Exercise directions:
From the first line of the data down to and including the line with "panels = [q1, q2, q3, q4]", copy everything exactly, leaving out pictures.

Source excerpt:
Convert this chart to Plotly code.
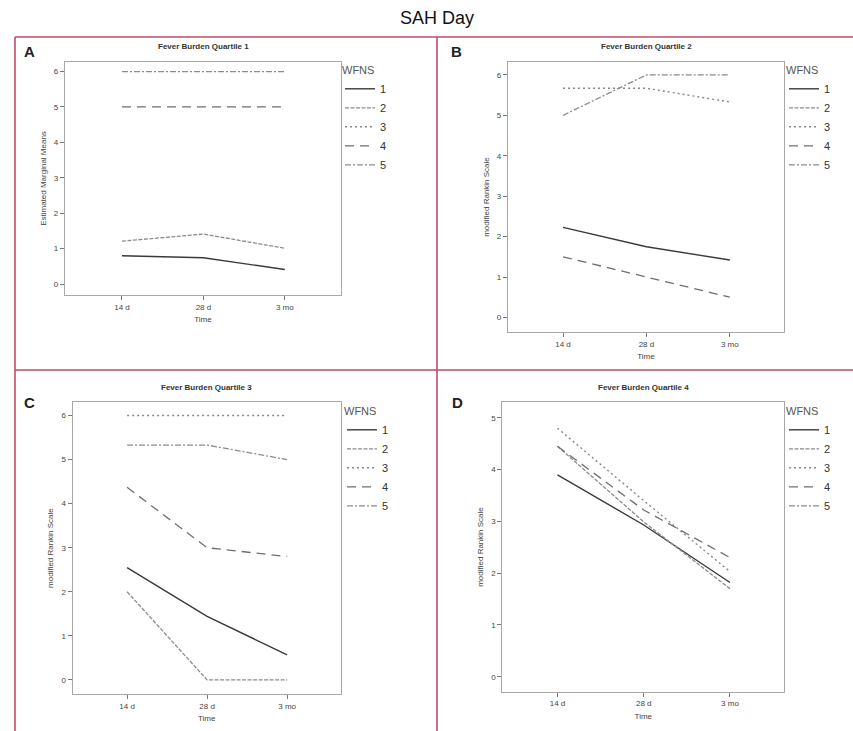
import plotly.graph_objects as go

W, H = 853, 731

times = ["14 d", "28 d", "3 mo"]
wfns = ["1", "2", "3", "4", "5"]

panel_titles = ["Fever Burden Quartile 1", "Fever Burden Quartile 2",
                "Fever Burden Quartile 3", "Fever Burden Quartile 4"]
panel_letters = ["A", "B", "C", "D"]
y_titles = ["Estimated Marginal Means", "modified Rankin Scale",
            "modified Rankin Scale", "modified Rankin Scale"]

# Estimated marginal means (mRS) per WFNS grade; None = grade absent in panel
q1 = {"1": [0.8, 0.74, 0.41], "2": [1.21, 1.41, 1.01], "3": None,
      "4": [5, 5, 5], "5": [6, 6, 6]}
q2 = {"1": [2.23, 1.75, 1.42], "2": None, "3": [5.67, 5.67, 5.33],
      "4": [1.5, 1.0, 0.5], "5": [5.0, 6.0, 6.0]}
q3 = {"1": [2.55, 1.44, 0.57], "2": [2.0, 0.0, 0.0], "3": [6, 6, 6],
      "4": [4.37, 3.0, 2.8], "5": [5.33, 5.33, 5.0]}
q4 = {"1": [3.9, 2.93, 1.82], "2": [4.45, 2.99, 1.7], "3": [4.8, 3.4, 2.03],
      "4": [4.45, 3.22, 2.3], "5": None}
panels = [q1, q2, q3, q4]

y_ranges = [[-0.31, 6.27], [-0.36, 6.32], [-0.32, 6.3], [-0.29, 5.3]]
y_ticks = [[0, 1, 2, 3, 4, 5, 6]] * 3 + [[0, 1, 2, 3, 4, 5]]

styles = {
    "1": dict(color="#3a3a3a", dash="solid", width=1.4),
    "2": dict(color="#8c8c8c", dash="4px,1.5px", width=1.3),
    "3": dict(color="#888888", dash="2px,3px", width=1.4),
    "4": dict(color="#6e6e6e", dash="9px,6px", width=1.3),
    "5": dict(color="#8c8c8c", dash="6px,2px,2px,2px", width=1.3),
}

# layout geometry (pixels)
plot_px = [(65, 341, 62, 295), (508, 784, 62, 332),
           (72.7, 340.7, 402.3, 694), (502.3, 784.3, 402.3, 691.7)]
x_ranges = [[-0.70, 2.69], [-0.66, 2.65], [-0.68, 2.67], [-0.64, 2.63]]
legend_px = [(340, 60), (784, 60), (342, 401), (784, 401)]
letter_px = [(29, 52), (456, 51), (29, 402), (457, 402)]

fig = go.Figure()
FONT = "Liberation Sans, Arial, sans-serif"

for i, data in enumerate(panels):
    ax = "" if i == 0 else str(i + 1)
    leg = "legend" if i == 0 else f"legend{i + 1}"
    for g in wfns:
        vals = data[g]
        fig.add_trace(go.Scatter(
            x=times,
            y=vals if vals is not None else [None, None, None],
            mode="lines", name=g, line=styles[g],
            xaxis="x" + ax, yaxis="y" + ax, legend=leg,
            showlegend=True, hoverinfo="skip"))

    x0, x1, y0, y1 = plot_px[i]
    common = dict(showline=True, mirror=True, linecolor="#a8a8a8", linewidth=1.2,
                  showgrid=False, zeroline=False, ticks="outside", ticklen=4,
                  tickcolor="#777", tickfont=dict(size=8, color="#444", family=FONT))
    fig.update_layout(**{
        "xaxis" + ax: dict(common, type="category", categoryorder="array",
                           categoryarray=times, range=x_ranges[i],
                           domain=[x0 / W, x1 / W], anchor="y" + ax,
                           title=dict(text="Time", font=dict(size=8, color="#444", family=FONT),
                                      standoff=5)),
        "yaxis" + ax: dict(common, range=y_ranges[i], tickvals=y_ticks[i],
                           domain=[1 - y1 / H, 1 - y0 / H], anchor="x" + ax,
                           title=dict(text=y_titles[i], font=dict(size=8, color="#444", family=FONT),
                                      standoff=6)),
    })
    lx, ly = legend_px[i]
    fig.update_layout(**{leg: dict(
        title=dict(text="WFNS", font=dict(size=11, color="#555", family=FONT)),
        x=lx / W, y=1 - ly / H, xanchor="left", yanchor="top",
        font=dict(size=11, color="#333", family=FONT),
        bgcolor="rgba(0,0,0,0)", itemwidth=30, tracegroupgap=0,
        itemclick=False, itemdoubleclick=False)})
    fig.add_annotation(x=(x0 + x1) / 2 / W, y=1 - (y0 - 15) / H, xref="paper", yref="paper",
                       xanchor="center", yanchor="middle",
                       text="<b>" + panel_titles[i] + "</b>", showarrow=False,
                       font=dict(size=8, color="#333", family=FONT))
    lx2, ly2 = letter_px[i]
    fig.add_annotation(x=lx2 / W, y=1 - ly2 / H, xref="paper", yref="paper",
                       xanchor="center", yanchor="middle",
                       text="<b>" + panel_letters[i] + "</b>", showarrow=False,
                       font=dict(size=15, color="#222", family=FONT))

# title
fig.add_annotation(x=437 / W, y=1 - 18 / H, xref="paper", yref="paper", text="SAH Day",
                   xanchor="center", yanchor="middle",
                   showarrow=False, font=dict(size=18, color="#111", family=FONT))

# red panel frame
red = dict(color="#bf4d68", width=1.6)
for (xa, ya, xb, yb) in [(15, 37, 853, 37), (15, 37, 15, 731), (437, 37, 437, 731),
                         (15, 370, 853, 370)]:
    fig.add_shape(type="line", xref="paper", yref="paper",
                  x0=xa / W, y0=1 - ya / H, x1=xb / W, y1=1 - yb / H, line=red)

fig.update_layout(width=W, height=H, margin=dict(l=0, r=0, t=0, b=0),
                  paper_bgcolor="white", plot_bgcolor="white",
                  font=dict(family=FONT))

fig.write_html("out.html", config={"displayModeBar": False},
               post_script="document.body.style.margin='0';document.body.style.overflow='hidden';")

Exercise answer:
Convert this chart to Plotly code.
import plotly.graph_objects as go

W, H = 853, 731

times = ["14 d", "28 d", "3 mo"]
wfns = ["1", "2", "3", "4", "5"]

panel_titles = ["Fever Burden Quartile 1", "Fever Burden Quartile 2",
                "Fever Burden Quartile 3", "Fever Burden Quartile 4"]
panel_letters = ["A", "B", "C", "D"]
y_titles = ["Estimated Marginal Means", "modified Rankin Scale",
            "modified Rankin Scale", "modified Rankin Scale"]

# Estimated marginal means (mRS) per WFNS grade; None = grade absent in panel
q1 = {"1": [0.8, 0.74, 0.41], "2": [1.21, 1.41, 1.01], "3": None,
      "4": [5, 5, 5], "5": [6, 6, 6]}
q2 = {"1": [2.23, 1.75, 1.42], "2": None, "3": [5.67, 5.67, 5.33],
      "4": [1.5, 1.0, 0.5], "5": [5.0, 6.0, 6.0]}
q3 = {"1": [2.55, 1.44, 0.57], "2": [2.0, 0.0, 0.0], "3": [6, 6, 6],
      "4": [4.37, 3.0, 2.8], "5": [5.33, 5.33, 5.0]}
q4 = {"1": [3.9, 2.93, 1.82], "2": [4.45, 2.99, 1.7], "3": [4.8, 3.4, 2.03],
      "4": [4.45, 3.22, 2.3], "5": None}
panels = [q1, q2, q3, q4]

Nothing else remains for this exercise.